What do Greg Kucera and my sister’s bathroom have in common?
Way back in 2010 I had the pleasure of visiting the Wing Luke Museum in Seattle to see Roger Shimomura’s exhibit “Yellow Terror.” It was a show devoted to the painter Roger Shimomura’s collections of vintage WWII paraphernalia depicting the Japanese as the evil enemy (hence “Yellow Terror, which is what the Japanese were called by Americans at the time), “little yellow devils,” in postcards, posters, even salt and pepper shakers. His vast collections were joined by his own paintings on the same subject.
Greg Kucera (http://gregkucera.com/shimomura.htm) is now hosting a new exhibit of Roger Shimomura’s called “An American Knockoff: Paintings.” Even though I have never seen this new work, I recommend you check it out.
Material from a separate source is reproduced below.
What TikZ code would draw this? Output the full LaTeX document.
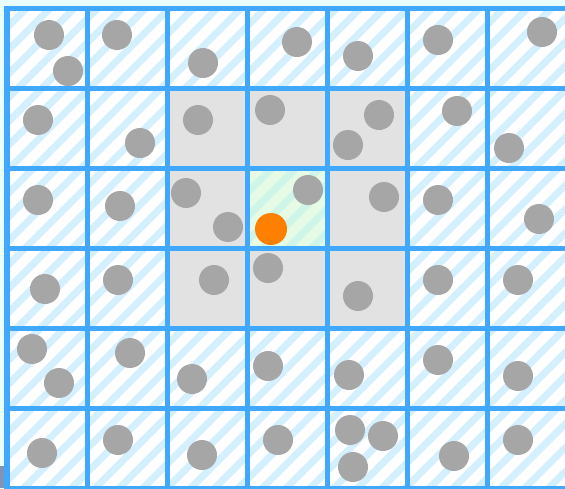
\documentclass[tikz,border=0pt]{standalone}
\usetikzlibrary{patterns.meta}
\definecolor{gridblue}{HTML}{40A9FF}
\definecolor{stripeblue}{HTML}{D4EFFD}
\definecolor{stripegreen}{HTML}{CFF4E8}
\definecolor{centergreen}{HTML}{E6FBE6}
\definecolor{nbgray}{HTML}{E2E2E2}
\definecolor{dotgray}{HTML}{A6A6A6}
\definecolor{dotorange}{HTML}{FF7F00}
\definecolor{paper}{HTML}{E8FEFF}
\definecolor{cornergray}{HTML}{8193B6}
\begin{document}
\begin{tikzpicture}[
    x=0.025cm, y=-0.025cm,
    hatch/.style={pattern={Lines[angle=45, distance=12pt, line width=5pt]}, pattern color=#1},
    grid_line/.style={draw=gridblue, line width=0.125cm},
    particle/.style={circle, fill=dotgray, minimum size=0.75cm, inner sep=0pt},
    query/.style={circle, fill=dotorange, minimum size=0.8cm, inner sep=0pt}
]
\useasboundingbox (0,0) rectangle (565,488);
\clip (0,0) rectangle (565,488);
\fill[paper] (0,0) rectangle (565,488);
\fill[cornergray] (0,466) rectangle (4,488);

% Zellen
\fill[white] (7,8) rectangle (647,488);
\fill[hatch=stripeblue] (7,8) rectangle (647,488);
\fill[nbgray] (167,88) rectangle (407,328);
\fill[centergreen] (247,168) rectangle (327,248);
\fill[hatch=stripegreen] (247,168) rectangle (327,248);

% Gitter
\foreach \i in {0,...,7}
    \draw[grid_line] (7+80*\i, 5.5) -- (7+80*\i, 570);
\foreach \j in {0,...,6}
    \draw[grid_line] (4.5, 8+80*\j) -- (650, 8+80*\j);

% Teilchen
\foreach \x/\y [count=\n] in {
    49/35, 68/71, 117/35, 203/63, 297/42, 358/56, 438/40, 542/32,
    38/120, 140/143, 198/120, 270/110, 379/115, 348/145, 457/111, 509/148,
    38/200, 120/206, 186/193, 228/227, 308/190, 384/197, 438/200, 539/219,
    45/289, 118/280, 214/280, 268/268, 358/296, 438/280, 518/280,
    32/349, 59/383, 130/353, 192/379, 268/366, 349/375, 438/360, 518/376,
    42/453, 118/440, 202/455, 278/440, 350/430, 383/436, 353/467, 454/456, 518/440}
    \node[particle] (p\n) at (\x,\y) {};
\node[query] (q) at (271,229) {};
\end{tikzpicture}
\end{document}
It’s important to note that Roger Shimomura is an American. Japanese-American, or American-Japanese, whichever it is. His grandmother was in one of the internment camps (and her journals from that time inform another of his painting series, but more about that in a second). His work combines the beauty of Japanese woodcuts with cartoon-like images from American culture. He straddles his conflicting identities with aplomb, yet opens wide a lens through which we can see, clearly, how those identities can co-exist, with beauty.
Oh yeah, my sister’s bathroom? She has a painting (which she designed the entire room around) of Mr. Shimomura’s, from his series inspired by his grandmother’s internment journals.